While not naming any specific platform, the entrepreneur argued that the issue was the possibly unchecked and “reckless” actions of the CEXs where OM was being traded.

“That this happened during low-liquidity hours on a Sunday evening UTC (early morning Asia time) points to a degree of negligence at best, or possibly intentional market positioning taken by centralized exchanges,” he stated.

Mullin noted that these exchanges “continue to exercise enormously high levels of discretion,” and warned that when such powers are used without oversight, “dislocations like what recently happened can and will occur, hurting both projects and investors alike.”

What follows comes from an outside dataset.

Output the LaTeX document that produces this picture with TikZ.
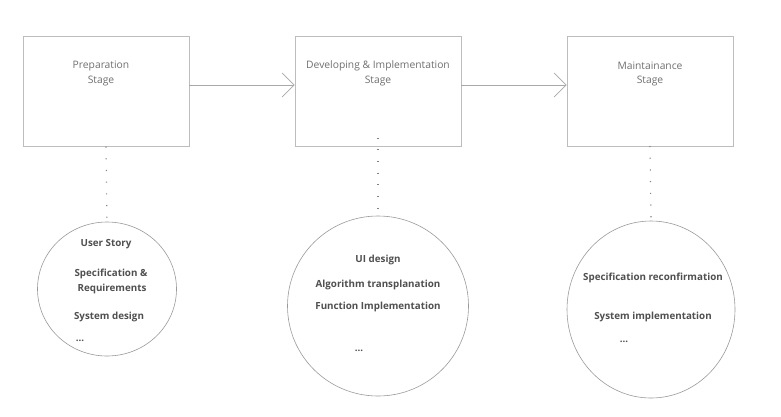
\documentclass[tikz,border=0pt]{standalone}
\usepackage{fontspec}
\setmainfont{Open Sans}
\usetikzlibrary{arrows.meta,shapes.geometric}
\definecolor{boxline}{HTML}{BDBDBD}
\definecolor{arrline}{HTML}{A8A8A8}
\definecolor{lbl}{HTML}{707070}
\definecolor{itm}{HTML}{505050}
\definecolor{circline}{HTML}{9A9A9A}
\definecolor{dotc}{HTML}{808080}
\tikzset{
  stagebox/.style={draw=boxline, line width=0.8pt, rectangle, minimum width=166pt, minimum height=110pt, inner sep=0pt},
  stagelbl/.style={text=lbl, font=\fontsize{10.3}{12}\selectfont, inner sep=0pt, anchor=center, yshift=-1.2pt},
  itemcircle/.style={draw=circline, line width=0.6pt, ellipse, inner sep=0pt},
  itemlbl/.style={text=itm, font=\fontsize{9.8}{11}\selectfont\bfseries, inner sep=0pt, anchor=center, yshift=-1.5pt},
  flow/.style={draw=arrline, line width=0.8pt, -{Straight Barb[length=12pt,width=24pt,line width=0.7pt]}},
  dotlink/.style={draw=dotc, line width=1.1pt, dash pattern=on 1.1pt off 10.6pt}
}
\begin{document}
\begin{tikzpicture}[x=1pt,y=-1pt]
\useasboundingbox (0,0) rectangle (781,416);
\fill[white] (0,0) rectangle (781,416);
% stage boxes
\node[stagebox] (b1) at (106,91) {};
\node[stagebox] (b2) at (378,91) {};
\node[stagebox] (b3) at (650,91) {};
\node[stagelbl] (b1a) at (101,65) {Preparation};
\node[stagelbl] (b1b) at (101,80) {Stage};
\node[stagelbl] (b2a) at (378,65) {Developing \& Implementation};
\node[stagelbl] (b2b) at (378,80) {Stage};
\node[stagelbl] (b3a) at (650,65) {Maintainance};
\node[stagelbl] (b3b) at (650,80) {Stage};
% arrows
\draw[flow] (b1.east |- 0,85) coordinate (a1s) -- (b2.west |- 0,85) coordinate (a1e);
\draw[flow] (b2.east |- 0,85) coordinate (a2s) -- (b3.west |- 0,85) coordinate (a2e);
% circles
\node[itemcircle, minimum width=139pt, minimum height=134pt] (c1) at (107,289) {};
\node[itemcircle, minimum width=181pt, minimum height=180pt] (c2) at (378,306) {};
\node[itemcircle, minimum width=168pt, minimum height=177pt] (c3) at (651,309.5) {};
% dotted connectors
\draw[dotlink] (106,146.5) coordinate (d1s) -- (c1.north);
\draw[dotlink] (378,137.5) coordinate (d2s) -- (c2.north);
\draw[dotlink] (650,146) coordinate (d3s) -- (c3.north);
% circle 1 texts
\node[itemlbl] (t11) at (106,243) {User Story};
\node[itemlbl] (t12) at (111,272) {Specification \&};
\node[itemlbl] (t13) at (112,287) {Requirements};
\node[itemlbl] (t14) at (109,315) {System design};
\node[itemlbl] (t15) at (80,339) {...};
% circle 2 texts
\node[itemlbl] (t21) at (378,258) {UI design};
\node[itemlbl] (t22) at (378,283) {Algorithm transplanation};
\node[itemlbl] (t23) at (378,305) {Function Implementation};
\node[itemlbl] (t24) at (359,349) {...};
% circle 3 texts
\node[itemlbl] (t31) at (653,276) {Specification reconfirmation};
\node[itemlbl] (t32) at (653,315) {System implementation};
\node[itemlbl] (t33) at (624,340) {...};
\end{tikzpicture}
\end{document}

The OM token, which peaked at $9 earlier this year, fell from $6.3 to as low as $0.37 on April 13. At the time of writing, the token has slightly recovered above $1.

MANTRA was accused of offloading their bag. However, Mullin denied those claims, stressing that “this dislocation was not caused by the team, the MANTRA Chain Association, its core advisors, or MANTRA’s investors.”

Mullin added that all team and investor tokens are still locked according to their publicly disclosed vesting schedules. He also claimed that the OM token’s fundamental tokenomics remain unchanged.

MANTRA, which recently became the first DeFi protocol licensed by Dubai’s Virtual Assets Regulatory Authority (VARA), plans to host a community discussion on X to address the recent incident.

The explanation didn’t ease concerns in the crypto community. Many still felt the statement lacked transparency. In a follow-up post, Mullin said that the team is working on compiling details of the situation.

Previously, several altcoins suffered sharp declines on Binance, including Act I: The AI Prophecy, which dropped 50%, DeXe, which fell 38%, and dForce, down 19%. The declines came after Binance revised margin requirements, which could increase liquidation risks for undercollateralized positions.